Site Reliability Engineer
1XHub (1XHub.com) is now seeking a new employee in the Czech Republic to support their multinational Cloud Operations Project.
The ideal candidate will have hands-on experience developing operational based tools, managing and supporting highly available, large Scale web applications in production.
In this role you will:
– Be part of the tectonic shift of the TV industry to over the top CloudTV.
– Oversee and own overall Production deployment, maintenance and enhancements processes, procedures, as well as availability, scalability, operability and assuring top notch SLA tracking.
– Be part of SRE team focused on introducing new technologies and systems, deploying services to multiple cloud environments and regions, and pushing our Production excellence and offering to the next levels.
– Solve technical problems, provide guidance to various teams (internal & external), and continually improve our systems, deployments, operations, and overall cloud activities and costs.
– Work Closely with DevOsS, R&D, support and product teams
- Cloud computing, virtualization and containers experience – Docker, K8S and more
- Networking knowledge- Load balancers, firewalls, VPNs, TCP/IP – troubleshooting, performance tuning
- Experience with hardware and storage architecture, Web/Application servers – Apache, Nginx, and so on
- Hands on experience administering and supporting high scale Production workloads
- Everything as code approach – 3 or more years of relevant work experience, including Linux systems and programming with one of languages like PowerShell, Python, Bash
- English language skills, Czech/Slovak language is also welcome
- Monitoring systems and SLA tracking
- Participate in the 24/7 on-call shifts (If needed. We have a bonus system in place if 24/7 shifts are called for)
Advantages (but not needed to start work) are:
- Experienced with OTT Cloud TV
- Experience with monitoring production workloads using cloud and open source tools (Grafana, Prometheus, Kibana)
- Experience and understanding of security and networking of production environments
- Experience with supporting open source tools such as RabbitMQ, Elastic search and Couchbase and such
- Understanding of current web and internet technologies like Apache, Tomcat, Nginx, DNS, Databases and so on
- Experience with managing large scale infrastructures with code – experience with tools like Ansible, Terraform, CloudFormation and such
- Ability to read, understand and debug programming languages (.NET, LUA)

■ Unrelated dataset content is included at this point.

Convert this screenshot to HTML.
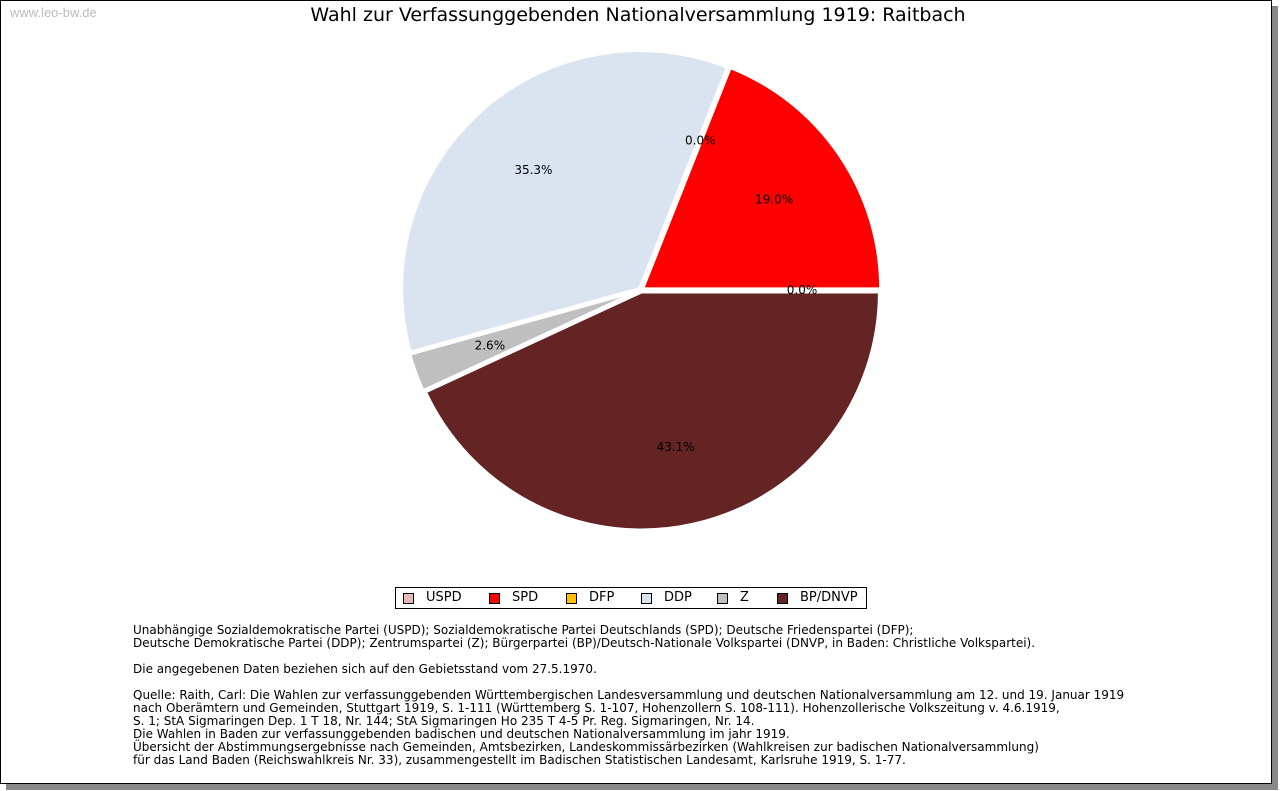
<!DOCTYPE html>
<html><head><meta charset="utf-8"><style>
body{margin:0;background:#fff;width:1280px;height:791px;overflow:hidden;font-family:"DejaVu Sans","Liberation Sans",sans-serif}
#frame{position:absolute;left:0;top:0;width:1270px;height:782px;border:1px solid #000;background:#fff;box-shadow:6px 6px 0 #888}
.t{position:absolute;font-size:12px;color:#000;white-space:nowrap}
</style></head><body>
<div id="frame">
<div class="t" style="left:9px;top:4px;color:#bbb;font-family:'Liberation Sans',sans-serif;font-size:13px">www.leo-bw.de</div>
<div class="t" style="left:0;width:1274px;text-align:center;top:3px;font-size:19px">Wahl zur Verfassunggebenden Nationalversammlung 1919: Raitbach</div>
<svg id="pie" width="1280" height="580" style="position:absolute;left:0;top:0"></svg>
<div style="position:absolute;left:394px;top:586px;width:470px;height:20px;border:1px solid #000"></div>
<div id="leg"></div>
<div class="t" style="left:132px;top:623px;line-height:13px;font-size:12px">Unabhängige Sozialdemokratische Partei (USPD); Sozialdemokratische Partei Deutschlands (SPD); Deutsche Friedenspartei (DFP);<br>Deutsche Demokratische Partei (DDP); Zentrumspartei (Z); Bürgerpartei (BP)/Deutsch-Nationale Volkspartei (DNVP, in Baden: Christliche Volkspartei).<br><br>Die angegebenen Daten beziehen sich auf den Gebietsstand vom 27.5.1970.<br><br>Quelle: Raith, Carl: Die Wahlen zur verfassunggebenden Württembergischen Landesversammlung und deutschen Nationalversammlung am 12. und 19. Januar 1919<br>nach Oberämtern und Gemeinden, Stuttgart 1919, S. 1-111 (Württemberg S. 1-107, Hohenzollern S. 108-111). Hohenzollerische Volkszeitung v. 4.6.1919,<br>S. 1; StA Sigmaringen Dep. 1 T 18, Nr. 144; StA Sigmaringen Ho 235 T 4-5 Pr. Reg. Sigmaringen, Nr. 14.<br>Die Wahlen in Baden zur verfassunggebenden badischen und deutschen Nationalversammlung im jahr 1919.<br>Übersicht der Abstimmungsergebnisse nach Gemeinden, Amtsbezirken, Landeskommissärbezirken (Wahlkreisen zur badischen Nationalversammlung)<br>für das Land Baden (Reichswahlkreis Nr. 33), zusammengestellt im Badischen Statistischen Landesamt, Karlsruhe 1919, S. 1-77.</div>
</div>
<script>
const parties=["USPD","SPD","DFP","DDP","Z","BP/DNVP"];
const shares=[0.0,19.0,0.0,35.3,2.6,43.1];
const colors=["#e6b8b7","#ff0000","#ffc000","#dae3f0","#bfbfbf","#632423"];
const legendX=[402,488,565,640,716,776];
const NS="http://www.w3.org/2000/svg";
const svg=document.getElementById('pie');
const cx=640,cy=289,R=238;
const total=shares.reduce((a,b)=>a+b,0);
let a0=0;
const labels=[];
shares.forEach((v,i)=>{
  const sweep=v/total*2*Math.PI;
  const a1=a0+sweep, mid=(a0+a1)/2;
  const ox=2*Math.cos(mid), oy=-2*Math.sin(mid);
  if(v>0){
    const x0=cx+ox+R*Math.cos(a0),y0=cy+oy-R*Math.sin(a0);
    const x1=cx+ox+R*Math.cos(a1),y1=cy+oy-R*Math.sin(a1);
    const p=document.createElementNS(NS,'path');
    p.setAttribute('d',`M${cx+ox},${cy+oy}L${x0},${y0}A${R},${R} 0 ${sweep>Math.PI?1:0} 0 ${x1},${y1}Z`);
    p.setAttribute('fill',colors[i]);p.setAttribute('stroke','#fff');p.setAttribute('stroke-width','3');
    
    
    svg.appendChild(p);
  }
  labels.push([v,mid,i]);
  a0=a1;
});
labels.forEach(([v,mid,i])=>{
  const lr=161;
  const t=document.createElementNS(NS,'text');
  t.setAttribute('x',cx+lr*Math.cos(mid));t.setAttribute('y',cy-lr*Math.sin(mid)+4);
  t.setAttribute('text-anchor','middle');t.setAttribute('font-size','12');
  t.setAttribute('font-family','DejaVu Sans, sans-serif');
  t.textContent=v.toFixed(1)+'%';
  
  
  svg.appendChild(t);
});
const leg=document.getElementById('leg');
parties.forEach((p,i)=>{
  const s=document.createElement('div');
  s.style.cssText=`position:absolute;left:${legendX[i]}px;top:592px;width:9px;height:9px;border:1px solid #000;background:${colors[i]}`;
  
  
  leg.appendChild(s);
  const t=document.createElement('div');
  t.className='t';t.style.left=(legendX[i]+23)+'px';t.style.top='589px';t.style.fontSize='13px';
  t.textContent=p;
  
  
  leg.appendChild(t);
});
</script>
</body></html>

- Experience with setting up and maintenance of CDN
This is a long-term contract position, so we are looking for people willing and able to work on a freelance agreement. The position is available immediately, but we can be flexible with start dates if needed. You will need to be based in the Czech Republic or very close by, to attend occasional on-site meetings but most of the work will be on a work from home basis.